» TASK: Repeat exactly the stretch of lines from the line containing "Give me the D3.js source for this chart." through the line containing "BBC Housing Market", both included, and nothing else.
═══ EXERCISE DATA
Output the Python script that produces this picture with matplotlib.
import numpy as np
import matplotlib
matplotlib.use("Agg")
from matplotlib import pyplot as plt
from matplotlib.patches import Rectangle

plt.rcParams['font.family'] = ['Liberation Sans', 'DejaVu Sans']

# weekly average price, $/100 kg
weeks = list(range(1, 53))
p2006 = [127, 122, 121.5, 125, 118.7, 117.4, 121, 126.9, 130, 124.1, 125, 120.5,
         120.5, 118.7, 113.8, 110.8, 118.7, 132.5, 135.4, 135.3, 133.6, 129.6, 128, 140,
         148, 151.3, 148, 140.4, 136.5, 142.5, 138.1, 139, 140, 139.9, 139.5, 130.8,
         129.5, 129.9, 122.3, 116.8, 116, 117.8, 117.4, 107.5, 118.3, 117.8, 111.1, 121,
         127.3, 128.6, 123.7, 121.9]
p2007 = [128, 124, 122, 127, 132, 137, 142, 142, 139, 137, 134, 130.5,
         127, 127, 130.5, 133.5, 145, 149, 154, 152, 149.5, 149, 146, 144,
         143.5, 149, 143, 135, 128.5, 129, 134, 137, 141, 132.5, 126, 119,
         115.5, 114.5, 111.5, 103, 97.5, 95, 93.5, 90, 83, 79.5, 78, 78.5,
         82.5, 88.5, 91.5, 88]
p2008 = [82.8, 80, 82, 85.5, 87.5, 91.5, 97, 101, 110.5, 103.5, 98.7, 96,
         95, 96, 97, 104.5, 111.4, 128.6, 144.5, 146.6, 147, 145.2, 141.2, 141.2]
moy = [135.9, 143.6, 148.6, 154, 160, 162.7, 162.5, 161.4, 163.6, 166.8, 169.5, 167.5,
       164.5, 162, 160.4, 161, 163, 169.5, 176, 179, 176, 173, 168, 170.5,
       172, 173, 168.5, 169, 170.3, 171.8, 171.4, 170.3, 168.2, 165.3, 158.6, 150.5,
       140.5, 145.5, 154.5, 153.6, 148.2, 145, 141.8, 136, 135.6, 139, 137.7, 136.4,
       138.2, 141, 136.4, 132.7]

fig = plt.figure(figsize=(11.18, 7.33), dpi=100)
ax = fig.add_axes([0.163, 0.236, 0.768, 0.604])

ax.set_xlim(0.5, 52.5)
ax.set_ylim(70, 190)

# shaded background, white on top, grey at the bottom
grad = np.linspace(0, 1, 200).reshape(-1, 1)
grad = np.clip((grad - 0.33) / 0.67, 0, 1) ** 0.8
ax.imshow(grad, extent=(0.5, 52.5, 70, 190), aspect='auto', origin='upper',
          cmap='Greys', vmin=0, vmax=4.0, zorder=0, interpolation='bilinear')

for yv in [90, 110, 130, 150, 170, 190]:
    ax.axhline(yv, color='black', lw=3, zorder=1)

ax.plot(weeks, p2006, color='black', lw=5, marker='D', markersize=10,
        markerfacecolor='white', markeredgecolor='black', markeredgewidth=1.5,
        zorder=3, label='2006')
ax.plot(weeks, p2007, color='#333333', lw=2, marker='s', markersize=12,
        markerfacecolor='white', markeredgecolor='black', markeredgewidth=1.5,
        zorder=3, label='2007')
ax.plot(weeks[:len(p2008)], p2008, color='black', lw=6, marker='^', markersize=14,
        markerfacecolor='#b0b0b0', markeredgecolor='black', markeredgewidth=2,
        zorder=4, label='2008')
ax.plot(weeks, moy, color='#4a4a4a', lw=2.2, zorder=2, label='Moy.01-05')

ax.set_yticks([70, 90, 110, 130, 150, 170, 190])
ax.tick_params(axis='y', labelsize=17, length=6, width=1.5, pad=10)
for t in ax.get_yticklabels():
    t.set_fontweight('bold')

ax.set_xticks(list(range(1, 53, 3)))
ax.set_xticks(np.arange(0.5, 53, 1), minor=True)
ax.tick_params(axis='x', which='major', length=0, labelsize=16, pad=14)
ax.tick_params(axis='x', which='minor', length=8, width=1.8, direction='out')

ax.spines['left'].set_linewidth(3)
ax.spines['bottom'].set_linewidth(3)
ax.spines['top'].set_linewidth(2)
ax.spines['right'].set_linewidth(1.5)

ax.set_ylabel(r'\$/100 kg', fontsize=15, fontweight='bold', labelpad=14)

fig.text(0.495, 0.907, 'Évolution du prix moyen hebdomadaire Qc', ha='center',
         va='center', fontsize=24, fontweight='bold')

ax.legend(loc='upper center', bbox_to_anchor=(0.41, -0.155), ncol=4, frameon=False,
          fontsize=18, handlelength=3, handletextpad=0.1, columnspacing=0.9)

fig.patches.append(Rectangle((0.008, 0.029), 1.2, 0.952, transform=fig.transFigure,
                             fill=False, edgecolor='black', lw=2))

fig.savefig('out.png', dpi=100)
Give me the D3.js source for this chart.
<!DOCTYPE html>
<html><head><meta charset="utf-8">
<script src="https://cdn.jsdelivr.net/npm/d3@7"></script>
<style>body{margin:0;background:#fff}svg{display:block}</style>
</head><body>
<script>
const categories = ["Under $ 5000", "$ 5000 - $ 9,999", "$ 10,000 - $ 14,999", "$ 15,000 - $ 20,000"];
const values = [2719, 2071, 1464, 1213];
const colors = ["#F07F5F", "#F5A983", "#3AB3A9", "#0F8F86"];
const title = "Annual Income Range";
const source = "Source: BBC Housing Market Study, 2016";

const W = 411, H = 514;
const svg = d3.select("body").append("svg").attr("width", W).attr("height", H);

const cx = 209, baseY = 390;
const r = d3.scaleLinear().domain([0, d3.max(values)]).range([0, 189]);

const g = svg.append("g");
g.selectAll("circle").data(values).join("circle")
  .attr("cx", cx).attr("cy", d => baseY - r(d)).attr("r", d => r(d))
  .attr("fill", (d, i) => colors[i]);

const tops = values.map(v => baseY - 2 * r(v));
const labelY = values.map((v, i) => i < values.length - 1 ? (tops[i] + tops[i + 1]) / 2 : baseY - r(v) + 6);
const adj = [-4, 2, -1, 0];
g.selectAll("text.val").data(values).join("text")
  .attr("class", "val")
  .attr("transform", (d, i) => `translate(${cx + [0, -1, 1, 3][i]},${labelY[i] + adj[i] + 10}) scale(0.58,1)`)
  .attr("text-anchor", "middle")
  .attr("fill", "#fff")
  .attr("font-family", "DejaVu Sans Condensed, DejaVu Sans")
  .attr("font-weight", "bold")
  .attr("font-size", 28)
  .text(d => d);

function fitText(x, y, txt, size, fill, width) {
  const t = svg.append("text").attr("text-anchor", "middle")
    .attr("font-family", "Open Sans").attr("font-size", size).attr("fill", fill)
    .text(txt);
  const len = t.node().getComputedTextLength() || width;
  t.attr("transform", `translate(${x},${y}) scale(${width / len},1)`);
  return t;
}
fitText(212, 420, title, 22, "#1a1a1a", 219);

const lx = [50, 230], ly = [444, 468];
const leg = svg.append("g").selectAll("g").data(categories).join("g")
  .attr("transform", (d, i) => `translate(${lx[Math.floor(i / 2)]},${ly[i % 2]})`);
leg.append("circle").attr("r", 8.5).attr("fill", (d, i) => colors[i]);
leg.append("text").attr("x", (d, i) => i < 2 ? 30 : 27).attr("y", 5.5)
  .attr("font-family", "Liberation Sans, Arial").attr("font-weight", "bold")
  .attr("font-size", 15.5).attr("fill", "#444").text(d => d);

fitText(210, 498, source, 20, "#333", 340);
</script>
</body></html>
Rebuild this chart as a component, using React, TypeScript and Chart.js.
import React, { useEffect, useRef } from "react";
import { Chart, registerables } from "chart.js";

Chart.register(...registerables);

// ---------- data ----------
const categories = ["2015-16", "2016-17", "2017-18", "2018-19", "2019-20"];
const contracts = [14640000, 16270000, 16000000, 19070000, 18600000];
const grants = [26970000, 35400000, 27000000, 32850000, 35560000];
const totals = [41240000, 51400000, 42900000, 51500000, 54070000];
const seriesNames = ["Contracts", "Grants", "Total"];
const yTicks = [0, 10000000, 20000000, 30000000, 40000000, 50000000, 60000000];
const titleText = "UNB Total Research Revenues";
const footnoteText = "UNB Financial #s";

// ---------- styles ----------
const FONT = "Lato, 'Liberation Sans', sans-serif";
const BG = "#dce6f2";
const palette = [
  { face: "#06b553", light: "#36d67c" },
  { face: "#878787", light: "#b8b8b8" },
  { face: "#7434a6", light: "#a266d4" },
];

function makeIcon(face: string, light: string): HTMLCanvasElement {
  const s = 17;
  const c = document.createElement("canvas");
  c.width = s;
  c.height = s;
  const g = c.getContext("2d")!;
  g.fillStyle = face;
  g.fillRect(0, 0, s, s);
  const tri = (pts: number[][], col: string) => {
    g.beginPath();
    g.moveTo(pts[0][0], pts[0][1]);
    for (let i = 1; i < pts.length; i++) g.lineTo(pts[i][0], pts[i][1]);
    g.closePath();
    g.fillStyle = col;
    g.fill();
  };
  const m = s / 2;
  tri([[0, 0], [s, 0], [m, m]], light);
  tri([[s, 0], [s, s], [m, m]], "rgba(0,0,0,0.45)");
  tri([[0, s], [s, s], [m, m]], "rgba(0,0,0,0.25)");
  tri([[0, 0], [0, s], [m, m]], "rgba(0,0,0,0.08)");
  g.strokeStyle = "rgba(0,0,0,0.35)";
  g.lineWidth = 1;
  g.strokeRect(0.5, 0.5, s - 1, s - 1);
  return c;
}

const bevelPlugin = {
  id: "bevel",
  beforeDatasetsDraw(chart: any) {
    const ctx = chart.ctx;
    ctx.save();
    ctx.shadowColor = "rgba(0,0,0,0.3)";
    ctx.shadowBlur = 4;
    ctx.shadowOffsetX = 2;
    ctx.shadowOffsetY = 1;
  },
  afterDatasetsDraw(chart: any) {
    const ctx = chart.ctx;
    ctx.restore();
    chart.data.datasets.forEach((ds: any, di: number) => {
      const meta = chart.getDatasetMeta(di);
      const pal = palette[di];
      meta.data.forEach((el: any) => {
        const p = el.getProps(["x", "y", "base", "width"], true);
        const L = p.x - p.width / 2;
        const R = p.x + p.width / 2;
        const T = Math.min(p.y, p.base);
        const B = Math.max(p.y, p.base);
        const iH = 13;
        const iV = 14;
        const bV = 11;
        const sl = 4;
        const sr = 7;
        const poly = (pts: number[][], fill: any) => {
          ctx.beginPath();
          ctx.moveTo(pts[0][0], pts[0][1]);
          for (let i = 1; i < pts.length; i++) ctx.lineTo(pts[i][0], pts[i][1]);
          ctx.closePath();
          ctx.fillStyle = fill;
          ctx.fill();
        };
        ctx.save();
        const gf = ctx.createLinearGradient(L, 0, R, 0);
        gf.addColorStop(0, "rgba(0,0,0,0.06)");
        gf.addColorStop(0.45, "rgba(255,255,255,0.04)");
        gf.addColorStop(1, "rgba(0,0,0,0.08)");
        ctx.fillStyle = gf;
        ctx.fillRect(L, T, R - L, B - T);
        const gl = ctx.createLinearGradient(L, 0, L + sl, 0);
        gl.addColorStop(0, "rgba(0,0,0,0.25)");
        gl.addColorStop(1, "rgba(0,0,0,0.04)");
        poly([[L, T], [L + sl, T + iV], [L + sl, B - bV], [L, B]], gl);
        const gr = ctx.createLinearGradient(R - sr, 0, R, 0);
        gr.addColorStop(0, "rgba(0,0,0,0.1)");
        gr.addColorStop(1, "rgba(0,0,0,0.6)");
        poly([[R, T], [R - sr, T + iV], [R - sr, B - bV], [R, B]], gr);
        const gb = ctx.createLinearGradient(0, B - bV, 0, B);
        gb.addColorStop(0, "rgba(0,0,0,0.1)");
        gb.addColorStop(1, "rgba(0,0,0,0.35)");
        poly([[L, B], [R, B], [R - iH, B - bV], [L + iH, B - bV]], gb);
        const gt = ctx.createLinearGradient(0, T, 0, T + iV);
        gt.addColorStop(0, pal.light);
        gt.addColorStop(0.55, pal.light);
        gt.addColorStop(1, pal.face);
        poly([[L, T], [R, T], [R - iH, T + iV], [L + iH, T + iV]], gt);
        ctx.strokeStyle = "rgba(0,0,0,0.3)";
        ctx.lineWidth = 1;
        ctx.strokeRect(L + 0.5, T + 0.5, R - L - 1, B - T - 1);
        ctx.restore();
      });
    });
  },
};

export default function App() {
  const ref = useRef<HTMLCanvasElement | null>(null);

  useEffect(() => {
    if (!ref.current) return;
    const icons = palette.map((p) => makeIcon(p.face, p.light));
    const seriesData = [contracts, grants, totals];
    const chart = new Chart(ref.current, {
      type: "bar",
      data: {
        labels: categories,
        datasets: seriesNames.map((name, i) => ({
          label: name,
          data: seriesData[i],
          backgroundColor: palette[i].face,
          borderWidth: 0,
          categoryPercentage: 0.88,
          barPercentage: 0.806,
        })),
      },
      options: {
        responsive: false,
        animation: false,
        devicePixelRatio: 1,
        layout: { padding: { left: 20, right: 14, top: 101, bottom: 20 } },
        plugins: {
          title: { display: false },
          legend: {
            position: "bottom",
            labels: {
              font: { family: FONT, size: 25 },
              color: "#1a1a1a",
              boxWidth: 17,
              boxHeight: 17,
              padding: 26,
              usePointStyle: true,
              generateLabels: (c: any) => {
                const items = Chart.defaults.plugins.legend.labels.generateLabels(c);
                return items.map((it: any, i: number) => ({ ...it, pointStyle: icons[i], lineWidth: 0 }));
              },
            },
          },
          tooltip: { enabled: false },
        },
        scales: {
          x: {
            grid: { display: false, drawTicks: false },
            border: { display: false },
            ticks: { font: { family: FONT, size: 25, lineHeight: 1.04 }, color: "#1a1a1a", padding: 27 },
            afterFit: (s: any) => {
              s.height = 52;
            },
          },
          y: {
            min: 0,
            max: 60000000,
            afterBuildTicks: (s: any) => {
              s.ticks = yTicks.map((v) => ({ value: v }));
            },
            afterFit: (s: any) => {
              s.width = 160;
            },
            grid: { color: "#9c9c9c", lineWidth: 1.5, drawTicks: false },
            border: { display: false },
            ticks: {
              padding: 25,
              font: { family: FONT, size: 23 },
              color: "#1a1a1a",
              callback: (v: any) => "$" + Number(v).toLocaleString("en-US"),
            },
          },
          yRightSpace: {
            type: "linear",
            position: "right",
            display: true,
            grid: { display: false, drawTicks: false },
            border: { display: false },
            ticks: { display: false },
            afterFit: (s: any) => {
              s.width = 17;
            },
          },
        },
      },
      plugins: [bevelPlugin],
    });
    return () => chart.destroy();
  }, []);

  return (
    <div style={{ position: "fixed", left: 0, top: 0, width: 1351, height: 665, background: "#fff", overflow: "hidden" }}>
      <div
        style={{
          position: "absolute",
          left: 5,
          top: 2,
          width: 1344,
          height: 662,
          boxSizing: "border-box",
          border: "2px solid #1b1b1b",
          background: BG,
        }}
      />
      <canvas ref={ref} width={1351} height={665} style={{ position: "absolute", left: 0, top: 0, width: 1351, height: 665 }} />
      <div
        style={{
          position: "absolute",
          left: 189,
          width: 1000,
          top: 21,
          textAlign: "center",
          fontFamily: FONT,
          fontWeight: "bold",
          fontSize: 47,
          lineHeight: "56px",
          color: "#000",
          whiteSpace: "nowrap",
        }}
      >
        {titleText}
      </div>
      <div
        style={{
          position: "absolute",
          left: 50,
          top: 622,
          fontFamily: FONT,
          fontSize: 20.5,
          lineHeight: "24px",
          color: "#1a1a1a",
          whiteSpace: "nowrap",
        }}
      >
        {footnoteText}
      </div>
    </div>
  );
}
══════
» THE COMPLETED TASK:
Give me the D3.js source for this chart.
<!DOCTYPE html>
<html><head><meta charset="utf-8">
<script src="https://cdn.jsdelivr.net/npm/d3@7"></script>
<style>body{margin:0;background:#fff}svg{display:block}</style>
</head><body>
<script>
const categories = ["Under $ 5000", "$ 5000 - $ 9,999", "$ 10,000 - $ 14,999", "$ 15,000 - $ 20,000"];
const values = [2719, 2071, 1464, 1213];
const colors = ["#F07F5F", "#F5A983", "#3AB3A9", "#0F8F86"];
const title = "Annual Income Range";
const source = "Source: BBC Housing Market Study, 2016";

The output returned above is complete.